Leftist President Hugo Chavez underpins his popularity by lavishing oil income on the majority poor. But the opposition says he sells crude cheaply to allies such as Cuba and has stacked the state oil company with supporters with little industry experience.

Venezuelan state oil company PDVSA restricted sale of fuel to gasoline stations because of problems at the 135,000-barrel per day El Palito refinery that usually supplies the area, Diana Santiago, the head of the local gasoline chamber, said.

A union worker at El Palito said the refinery had not restarted after a power outage last week caused supply problems.

PDVSA said in a press release that it guaranteed gasoline supplies to the domestic market and warned the general population "not to be manipulated by unscrupulous sectors that want to create anxiety and nervousness among consumers."

Residents said the lines stretched from gasoline stations into city streets, disrupting traffic. Some stations ran out and many drivers lined up before dawn to obtain fuel in a country that is one of the largest U.S. oil suppliers.

"People are really nervous.
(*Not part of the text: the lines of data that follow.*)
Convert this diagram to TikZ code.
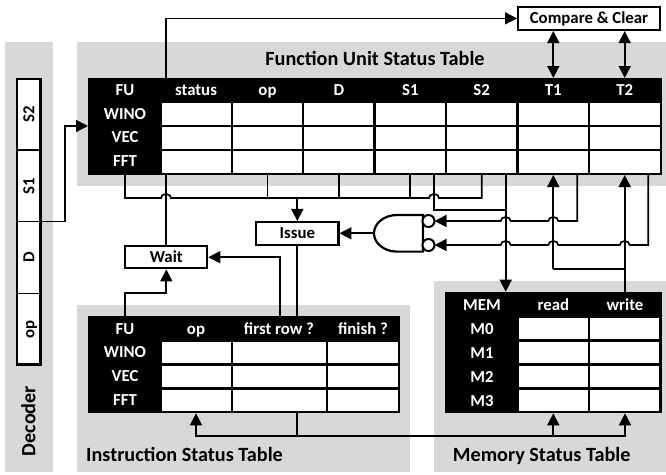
\documentclass[tikz,border=0pt]{standalone}
\usepackage{fontspec}
\setmainfont{Carlito}[BoldFont={Carlito Bold}]
\usetikzlibrary{arrows.meta,calc}
\definecolor{panel}{RGB}{216,216,216}
\tikzset{
  panelbox/.style={fill=panel,draw=none,inner sep=0pt,outer sep=0pt},
  wire/.style={line width=1.7pt,black},
  tipend/.style={wire,-{Triangle[length=12pt,width=12pt]}},
  tipboth/.style={wire,{Triangle[length=12pt,width=12pt]}-{Triangle[length=12pt,width=12pt]}},
  ctrlbox/.style={draw=black,line width=2.2pt,fill=white,inner sep=0pt,outer sep=1pt,text height=10.6pt,text depth=0pt,font=\fontsize{16.8}{17}\selectfont\bfseries},
  headtext/.style={white,inner sep=0pt,text height=10.6pt,text depth=0pt,font=\fontsize{16.8}{17}\selectfont\bfseries},
  titletext/.style={black,inner sep=0pt,text height=12.8pt,text depth=0pt,font=\fontsize{20.2}{21}\selectfont\bfseries},
  dectext/.style={black,inner sep=0pt,rotate=90,text height=10.6pt,text depth=0pt,font=\fontsize{16.8}{17}\selectfont\bfseries},
  blackbox/.style={fill=black,draw=none,inner sep=0pt,outer sep=0pt},
  cell/.style={fill=white,draw=none}
}
% hops over a vertical wire: #1 is the point of the crossing
\newcommand{\hopr}[1]{ -- ($(#1)+(-5,0)$) arc[start angle=180,end angle=360,x radius=5,y radius=4]}
\newcommand{\hopl}[1]{ -- ($(#1)+(5,0)$) arc[start angle=0,end angle=-180,x radius=5,y radius=4]}
\begin{document}
\begin{tikzpicture}[x=1pt,y=-1pt]
\useasboundingbox (0,0) rectangle (666,474);
\fill[white] (0,0) rectangle (666,474);
% panels
\fill[panelbox] (5,42) rectangle (53,472);
\fill[panelbox] (77,42) rectangle (666,186);
\fill[panelbox] (77,305) rectangle (410,472);
\fill[panelbox] (434,281) rectangle (666,472);
% FU table
\node[blackbox,minimum width=574pt,minimum height=97pt] (futab) at (375,126.5) {};
\foreach \xa/\xb in {161.7/230.7,233/302,304/373.3,375.7/445,447/516,518.5/588,590/660}
  \foreach \ya/\yb in {103/125,127/149,151/173}
    \fill[cell] (\xa,\ya) rectangle (\xb,\yb);
\foreach \n/\t/\x in {fa/FU/125,fb/status/196,fc/op/267.5,fd/D/339,fe/S1/410.3,ff/S2/481.7,fg/T1/553.3,fh/T2/624.7}
  \node[headtext] (\n) at (\x,90) {\t};
\node[headtext] (fw) at (125,114) {WINO};
\node[headtext] (fv) at (125,137.5) {VEC};
\node[headtext] (fft) at (125,161.5) {FFT};
% Instruction table
\node[blackbox,minimum width=312pt,minimum height=97.6pt] (intab) at (244,364.5) {};
\foreach \xa/\xb in {161.7/230.7,233/325.7,328.3/397.7}
  \foreach \ya/\yb in {341.7/363.3,365.7/387.3,389.7/411}
    \fill[cell] (\xa,\ya) rectangle (\xb,\yb);
\foreach \n/\t/\x in {ia/FU/125,ib/op/196,ic/first row ?/279,id/finish ?/363}
  \node[headtext] (\n) at (\x,329) {\t};
\node[headtext] (iw) at (125,352.5) {WINO};
\node[headtext] (iv) at (125,376.5) {VEC};
\node[headtext] (ift) at (125,400) {FFT};
% Memory table
\node[blackbox,minimum width=216.7pt,minimum height=121.6pt] (metab) at (553.35,352.5) {};
\foreach \xa/\xb in {519/587.7,590.3/659.3}
  \foreach \ya/\yb in {318.3/339.3,342/363,366/387,390/411}
    \fill[cell] (\xa,\ya) rectangle (\xb,\yb);
\foreach \n/\t/\x in {ma/MEM/482,mb/read/553.3,mc/write/625}
  \node[headtext] (\n) at (\x,305) {\t};
\foreach \n/\t/\y in {mz/M0/329,mo/M1/353,mt/M2/377,mh/M3/401}
  \node[headtext] (\n) at (482,\y) {\t};
% Titles
\node[titletext] (tfu) at (375,59) {Function Unit Status Table};
\node[titletext] (tis) at (184.5,455) {Instruction Status Table};
\node[titletext] (tms) at (541.7,455) {Memory Status Table};
\node[titletext,rotate=90] (tdec) at (29,421) {Decoder};
% Decoder
\draw[line width=2.2pt,fill=white] (17,79) rectangle (40.5,364.5);
\draw[wire] (17,150) -- (40.5,150) (17,221.5) -- (40.5,221.5) (17,293.5) -- (40.5,293.5);
\node[dectext] (ds2) at (29,114) {S2};
\node[dectext] (ds1) at (29,186) {S1};
\node[dectext] (dd) at (29,257.5) {D};
\node[dectext] (dop) at (29,329.5) {op};
\coordinate (dport) at (41,221.5);
% boxes
\node[ctrlbox,minimum width=142pt,minimum height=23.3pt] (cc) at (589,18.4) {Compare \& Clear};
\node[ctrlbox,minimum width=82.3pt,minimum height=22.7pt] (issue) at (297.3,233.3) {Issue};
\node[ctrlbox,minimum width=82pt,minimum height=22.3pt] (wait) at (166.3,257.2) {Wait};
% gate
\draw[line width=2.2pt,fill=white] (423,215) -- (397,215) arc[start angle=270,end angle=90,x radius=23,y radius=18.3] -- (423,251.6) -- cycle;
\coordinate (gateout) at (374,233.3);
\node[circle,draw,line width=2pt,fill=white,minimum size=12pt,inner sep=0pt,outer sep=0pt] (bubblea) at (428.5,221) {};
\node[circle,draw,line width=2pt,fill=white,minimum size=12pt,inner sep=0pt,outer sep=0pt] (bubbleb) at (428.5,245) {};
% ports
\coordinate (fustatus) at (166,78);
\coordinate (fustatusb) at (166,175);
\coordinate (fubusa) at (125,198);
\coordinate (fubusb) at (481.7,198);
\coordinate (crossa) at (166,198);
\coordinate (crossb) at (434,198);
\coordinate (feedb) at (434,175);
\coordinate (feedm) at (505.7,210);
\coordinate (crossc) at (505.7,221);
\coordinate (crossd) at (553.3,221);
\coordinate (crosse) at (505.7,245);
\coordinate (crossf) at (553.3,245);
\coordinate (crossg) at (624.7,245);
\coordinate (bottombus) at (297.3,435.7);
% connectors
\draw[tipend] (fustatus) |- (cc.west);
\draw[tipboth] (cc.south -| fg) -- (fg |- futab.north);
\draw[tipboth] (cc.south -| fh) -- (fh |- futab.north);
\draw[tipend] (dport) -- (65,221.5) -- (65,126) -- (futab.west |- 0,126);
% bus
\draw[wire] (fa |- futab.south) -- (fubusa) \hopr{crossa} \hopr{crossb} -- (fubusb) -- (ff |- futab.south);
\draw[wire] (fc |- futab.south) -- (fc |- fubusa) (fd |- futab.south) -- (fd |- fubusa) (fe |- futab.south) -- (fe |- fubusa);
\draw[tipend] (issue |- fubusa) -- (issue.north);
\draw[wire] (fustatusb) -- (wait.north -| fustatusb);
\draw[tipend] (gateout) -- (issue.east);
\draw[wire] (issue.south) -- (issue |- intab.north);
\draw[tipend] (280,315.7) -- (280,257.2) -- (wait.east);
\draw[tipend] (ia |- intab.north) -- (ia |- 0,293) -- (wait |- 0,293) -- (wait.south);
% S2 / status feedback
\draw[wire] (feedb) -- (feedb |- feedm) -- (feedm);
\draw[tipend] (feedm |- futab.south) -- (feedm |- metab.north);
\draw[tipend] (577.3,175) -- (577.3,221) \hopl{crossd} \hopl{crossc} -- (bubblea.east);
\draw[tipend] (648.3,175) -- (648.3,245) \hopl{crossg} \hopl{crossf} \hopl{crosse} -- (bubbleb.east);
\draw[tipend] (fg |- 0,269) -- (fg |- futab.south);
\draw[wire] (fg |- 0,269) -- (fh |- 0,269);
\draw[tipend] (fh |- metab.north) -- (fh |- futab.south);
% bottom bus
\draw[wire] (bottombus) -- (bottombus |- intab.south);
\draw[tipend] (bottombus) -- (ib |- bottombus) -- (ib |- intab.south);
\draw[tipend] (bottombus) -- (mb |- bottombus) -- (mb |- metab.south);
\draw[tipend] (mb |- bottombus) -- (mc |- bottombus) -- (mc |- metab.south);
\end{tikzpicture}
\end{document}
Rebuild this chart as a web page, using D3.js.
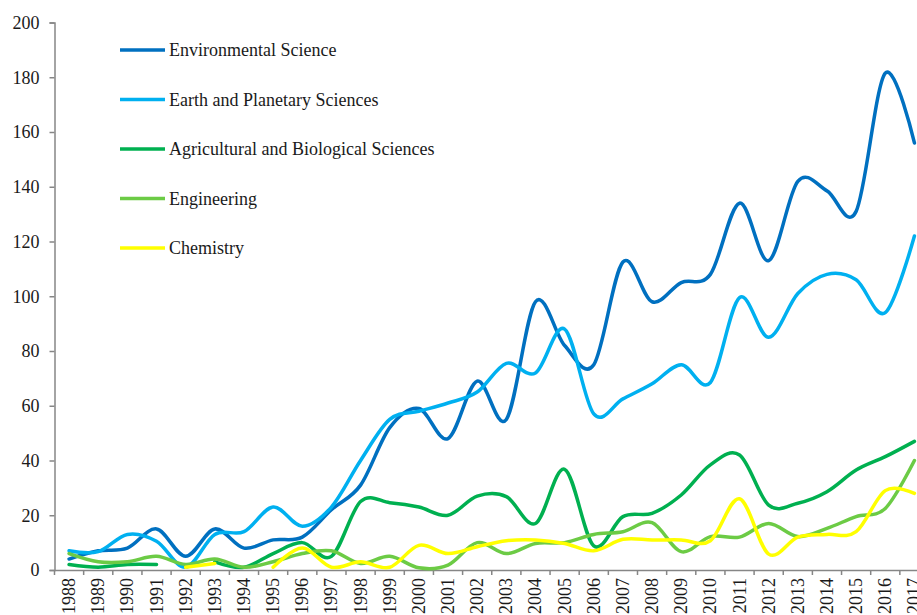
<!DOCTYPE html>
<html><head><meta charset="utf-8">
<script src="https://cdn.jsdelivr.net/npm/d3@7"></script>
<style>
html,body{margin:0;padding:0;background:#fff;overflow:hidden;}
svg{display:block;}
svg text{font-family:"Liberation Serif","Times New Roman",Times,"DejaVu Serif",serif !important;}
</style></head>
<body>
<svg id="chart" width="917" height="615"></svg>
<script>
const years = ["1988","1989","1990","1991","1992","1993","1994","1995","1996","1997","1998","1999","2000","2001","2002","2003","2004","2005","2006","2007","2008","2009","2010","2011","2012","2013","2014","2015","2016","2017"];
const yTicks = [0,20,40,60,80,100,120,140,160,180,200];
const seriesNames = ["Environmental Science","Earth and Planetary Sciences","Agricultural and Biological Sciences","Engineering","Chemistry"];
const seriesColors = ["#0070C0","#00B0F0","#00B050","#6CCB45","#FFFF00"];
const envScience = [4,7,8,15,5,15,8,11,12,22,31,52,59,48,69,55,98,82,75,112.5,98,105,108,134,113,142,138.5,131,181.5,156];
const earthPlanetary = [7,6.7,13,10.5,1,13,14,23,16,23,40,55,58,61,65,75.5,72,88,57,62.5,68,75,68.5,99.5,85,101,108,106,94,122];
const agriBio = [2,1,2,2,null,3,1,6,10,5,25,24.6,23,20,27,26.8,17,36.8,8.8,19.5,20.7,27.4,38.4,42,23.7,24.4,28.6,36.5,41.4,47];
const engineering = [6,3,3,5,2,4,1,3,6,7,2.4,5,0.8,1.8,10,6,9.7,10,13,14,17.3,6.7,12.2,12,17,12.2,15.2,19.5,22.5,40];
const chemistry = [null,null,null,null,1,2.4,null,1,8,1,3,1,9,6,8.5,10.7,11,9.7,7,11.2,11,11,10.7,26,5.8,12,13,14,29,28];
const allSeries = [envScience, earthPlanetary, agriBio, engineering, chemistry];

const svg = d3.select("#chart");
const x = d3.scaleBand().domain(years).range([54.5, 929]);
const y = d3.scaleLinear().domain([0,200]).range([570, 22.5]);
const axisColor = "#868686";

// Y axis
const yAxis = svg.append("g").attr("transform","translate(54.5,0)")
  .call(d3.axisLeft(y).tickValues(yTicks).tickSize(5).tickPadding(10).tickFormat(d3.format("d")));
yAxis.attr("font-family",null);
yAxis.select(".domain").attr("stroke",axisColor).attr("stroke-width",1.5);
yAxis.selectAll(".tick line").attr("stroke",axisColor).attr("stroke-width",1.5);
yAxis.selectAll(".tick text").attr("font-size","18px").attr("fill","#1a1a1a");

// X axis
const xAxis = svg.append("g").attr("transform","translate(0,570)")
  .call(d3.axisBottom(x).tickSize(0).tickPadding(0).tickSizeOuter(0));
xAxis.attr("font-family",null);
xAxis.select(".domain").attr("stroke",axisColor).attr("stroke-width",1.5);
xAxis.selectAll(".tick text").remove();
xAxis.selectAll("line.bt").data(years).enter().append("line").attr("class","bt")
  .attr("x1",d=>x(d)).attr("x2",d=>x(d)).attr("y1",0).attr("y2",5)
  .attr("stroke",axisColor).attr("stroke-width",1.5);
xAxis.selectAll("text.yl").data(years).enter().append("text").attr("class","yl")
  .attr("transform",d=>`translate(${x(d)+x.bandwidth()/2+6},8) rotate(-90)`)
  .attr("text-anchor","end").attr("font-size","18px").attr("fill","#1a1a1a")
  .text(d=>d);

// Lines
const line = d3.line()
  .defined(d=>d.v!==null)
  .x(d=>x(d.year)+x.bandwidth()/2)
  .y(d=>y(d.v))
  .curve(d3.curveCardinal.tension(0));
allSeries.forEach((vals,i)=>{
  const data = years.map((yr,j)=>({year:yr,v:vals[j]}));
  svg.append("path").datum(data).attr("d",line)
    .attr("fill","none").attr("stroke",seriesColors[i]).attr("stroke-width",3.5)
    .attr("stroke-linecap","round").attr("stroke-linejoin","round");
});

// Legend
const legend = svg.append("g");
seriesNames.forEach((name,i)=>{
  const ly = 50 + i*49.5;
  legend.append("line").attr("x1",120).attr("x2",165).attr("y1",ly).attr("y2",ly)
    .attr("stroke",seriesColors[i]).attr("stroke-width",3.5);
  legend.append("text").attr("x",169).attr("y",ly).attr("dy","0.35em")
    .attr("font-size","18px").attr("fill","#1a1a1a").text(name);
});
</script>
</body></html>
There are too many lines and many stations are running out and closing," said Elimir Hernandez, a truck driver who waited more than an hour for fuel.

Concerns over the industry's management have intensified this year.

Chavez decreed the nationalization of multibillion-dollar foreign-run projects, forcing major U.S. companies Exxon Mobil and ConocoPhillips to leave a country with some of the largest reserves outside the Middle East.

The last time there was any major supply interruption was in 2003 during an oil strike aimed at toppling Chavez. But Venezuelans often also recall deadly riots sparked by a gasoline price hike in 1989.

"This problem definitively shows the state of refineries in Venezuela," said one industry analyst familiar with the operations, who asked not to be named to avoid drawing his company into a controversy.

The Venezuelan analyst added that PDVSA should be able to provide adequate electricity to its refineries and should have been ready to keep up supplies with either inventories or a contingency plan to ship fuel from other refineries.